The day didn’t start as planned for the Athletics. Sonny Gray was a little shaky on the mound, giving up a lead-off single to Alex Presley and then throwing the ball away on a pick-off attempt, allowing Presley to end up on third. He eventually scored on a single by Oswaldo Arcia.
But the powerful A’s offense got that run back and plenty more in the bottom of the second.
With two outs, Cole De Vries walked Josh Reddick, Darin Barton, and Stephen Vogt to load the bases. Eric Sogard dropped a bloop single into shallow left, giving the A’s the lead.
The big blow came next off the bat of Coco Crisp , as he launched a three-run home run – his 22nd of the year – to right field. Jed Lowrie singled and came home on a double by Josh Donaldson, and suddenly it was 6-1 Athletics.
While the A’s were having their big inning in Oakland, the Kansas City Royals were doing their part, with Justin Maxwell crushing a walk-off tenth-inning grand slam to beat the Texas Rangers.
The Texas loss gave the Athletics the West, and the crowd of 30,589 erupted as the grand slam was shown on the scoreboard. Sogard said that it was tough to hold off on the celebration:
“It was obviously exciting, I mean, that’s the ultimate clinch. But you know, we wanted to continue to focus on that game, get the win, and really enjoy it with our teammates and our fans.”
Oakland batters — who’ve hit 68 home runs in the last 43 games — weren’t done for the day. They’d add some insurance runs on solo shots from Barton and Lowrie and a sacrifice fly from both Reddick and Moss. Crisp also tacked on an RBI single, just for good measure, in the seventh.
It turns out that the A’s would need those runs, as the pitching would struggle a bit. Gray went five innings, allowing seven hits and four runs.
Arcia turned out to be the offense for the Twins on Sunday. He went four-for-five with six RBIs, including his own three-run homer in the third and a two-run single in the ninth. Arcia’s 14 long balls for the season are the most of any rookie in the American League.
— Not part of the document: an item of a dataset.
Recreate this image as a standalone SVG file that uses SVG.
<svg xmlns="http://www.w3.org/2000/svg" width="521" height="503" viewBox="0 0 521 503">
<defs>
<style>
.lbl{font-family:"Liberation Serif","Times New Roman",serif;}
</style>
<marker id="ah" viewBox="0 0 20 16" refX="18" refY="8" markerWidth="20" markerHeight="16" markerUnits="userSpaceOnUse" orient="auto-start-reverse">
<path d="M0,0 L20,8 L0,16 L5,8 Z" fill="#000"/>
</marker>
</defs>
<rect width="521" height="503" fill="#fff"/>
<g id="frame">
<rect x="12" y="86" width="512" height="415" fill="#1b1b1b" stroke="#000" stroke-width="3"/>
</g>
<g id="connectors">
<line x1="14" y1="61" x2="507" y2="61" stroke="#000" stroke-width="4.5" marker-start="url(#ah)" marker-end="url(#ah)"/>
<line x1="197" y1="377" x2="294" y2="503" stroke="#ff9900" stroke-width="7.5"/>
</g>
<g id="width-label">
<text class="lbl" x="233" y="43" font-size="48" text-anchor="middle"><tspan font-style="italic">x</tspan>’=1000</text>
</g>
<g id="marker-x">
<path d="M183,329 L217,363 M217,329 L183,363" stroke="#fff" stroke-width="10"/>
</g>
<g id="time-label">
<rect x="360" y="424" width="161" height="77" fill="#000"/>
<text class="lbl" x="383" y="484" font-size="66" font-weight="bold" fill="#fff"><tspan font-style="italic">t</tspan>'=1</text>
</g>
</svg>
Minnesota added a run in the seventh against Brett Anderson on an RBI single off the bat of Brian Dozier that brought home Eric Fryer.
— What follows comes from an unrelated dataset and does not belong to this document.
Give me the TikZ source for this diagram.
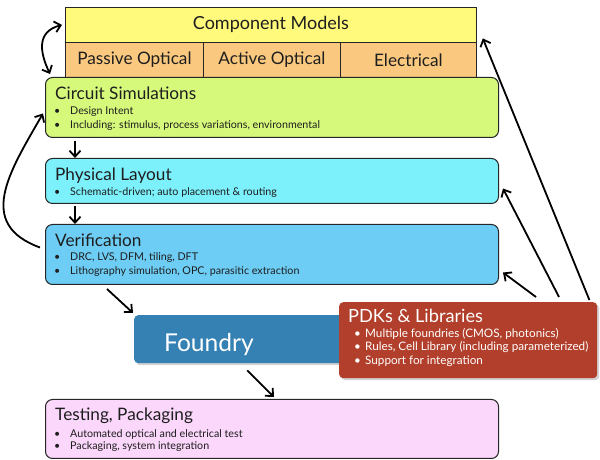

The A’s scored 39 runs in the four-game set against the Twins, which ties a franchise record for the most runs in a series. They’re hoping to carry that momentum into the postseason after clinching their second-straight Western Division Championship.
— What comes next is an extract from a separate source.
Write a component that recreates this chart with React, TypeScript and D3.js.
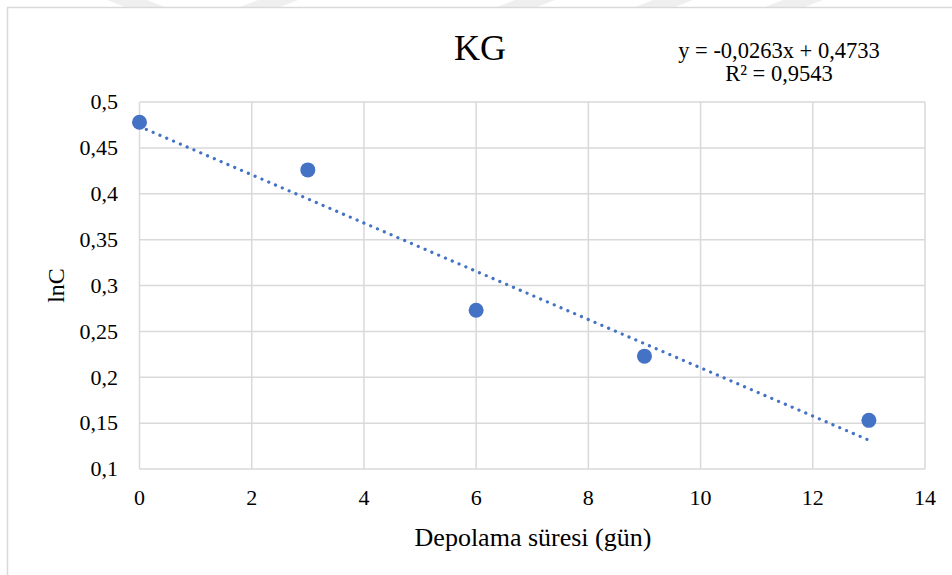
import * as d3 from 'd3';
import * as React from 'react';

const days = [0, 3, 6, 9, 13];
const lnC = [0.478, 0.426, 0.273, 0.223, 0.153];
const xTicks = [0, 2, 4, 6, 8, 10, 12, 14];
const yTicks = [0.1, 0.15, 0.2, 0.25, 0.3, 0.35, 0.4, 0.45, 0.5];
const slope = -0.0263;
const intercept = 0.4733;
const equation = ['y = -0,0263x + 0,4733', 'R² = 0,9543'];

// faint background marks at the very top of the scan
const marks: [number, number][] = [
  [107, 1],
  [240, -1],
  [497, -1],
  [635, -1],
  [765, -1],
];

const width = 952;
const height = 575;
const margin = { left: 139.5, right: 27, top: 102, bottom: 106 };
const serif = { fontFamily: "'Liberation Serif', 'Times New Roman', Times, serif" };
const blue = '#4472C4';

const fmt = (v: number) => String(+v.toFixed(2)).replace('.', ',');

export default function App() {
  const x = d3.scaleLinear().domain([0, 14]).range([margin.left, width - margin.right]);
  const y = d3.scaleLinear().domain([0.1, 0.5]).range([height - margin.bottom, margin.top]);

  const trend = d3
    .line<number>()
    .x((d) => x(d))
    .y((d) => y(intercept + slope * d))([0, d3.max(days) as number]);

  return (
    <svg
      width={width}
      height={height}
      style={{ position: 'absolute', left: 0, top: 0, background: '#fff' }}
    >
      {marks.map(([mx, dir], i) => (
        <polygon
          key={i}
          points={
            dir > 0
              ? `${mx},0 ${mx + 40},0 ${mx + 58},7 ${mx + 18},7`
              : `${mx + 18},0 ${mx + 58},0 ${mx + 40},7 ${mx},7`
          }
          fill="#efefef"
        />
      ))}
      <path d={`M7.5,${height} V7.5 H${width}`} fill="none" stroke="#d9d9d9" strokeWidth={1.5} />

      {yTicks.map((t) => (
        <g key={'y' + t}>
          <line x1={x(0)} x2={x(14)} y1={y(t)} y2={y(t)} stroke="#d9d9d9" strokeWidth={1.5} />
          <text x={118} y={y(t)} dy="0.33em" textAnchor="end" fontSize={22} style={serif}>
            {fmt(t)}
          </text>
        </g>
      ))}
      {xTicks.map((t) => (
        <g key={'x' + t}>
          <line x1={x(t)} x2={x(t)} y1={y(0.1)} y2={y(0.5)} stroke="#d9d9d9" strokeWidth={1.5} />
          <text x={x(t)} y={505} textAnchor="middle" fontSize={22} style={serif}>
            {t}
          </text>
        </g>
      ))}

      <path
        d={trend ?? ''}
        fill="none"
        stroke={blue}
        strokeWidth={3.2}
        strokeLinecap="round"
        strokeDasharray="0.1 7.3"
      />

      {days.map((d, i) => (
        <circle key={i} cx={x(d)} cy={y(lnC[i])} r={7.5} fill={blue} />
      ))}

      <text x={480} y={60} textAnchor="middle" fontSize={36} style={serif}>
        KG
      </text>
      {equation.map((s, i) => (
        <text key={i} x={779} y={58 + i * 23} textAnchor="middle" fontSize={22.5} style={serif}>
          {s}
        </text>
      ))}

      <text x={533} y={546} textAnchor="middle" fontSize={26} style={serif}>
        Depolama süresi (gün)
      </text>
      <text
        transform={`translate(64, ${y(0.3)}) rotate(-90)`}
        textAnchor="middle"
        fontSize={24}
        style={serif}
      >
        lnC
      </text>
    </svg>
  );
}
Donaldson said that sweeping the Rangers in Texas last weekend already gave them a lot of momentum:
“Being able to go into their place, and go in there and win every game, I think that sent a statement to people around the league to say that we’re for real and we have big dreams this year.”
Reddick said that this team has grown in the last year after a first-round exit from the 2012 postseason and that the A’s are ready to play their brand of baseball in October:
“I think we’re a little bit better. We’re a bit more mature as a team. We’ve got that experience under our belts, most of us now, so we know what to expect from it. We’re not a team that has a lot of media coverage, and we know now that’s what it’s gonna be like in the playoffs. But we gotta put all that stuff behind us and just go out there and play baseball like it’s September 21st in October.”
Gray has allowed 20 of his 22 runs this year in the first three innings of a game. He has a 5.66 ERA in innings one through three and a 0.56 ERA from the fourth inning on. … Barton is hitting .319 in 24 games since being brought up from triple-A on August 26, and the A’s have gone 20-4 in games which he has played since then. … Crisp stole his 20th base of the season in the sixth inning and is now the 10th player in Athletics history with 20 home runs and 20 steals in a season. The last was Ruben Sierra in 1993.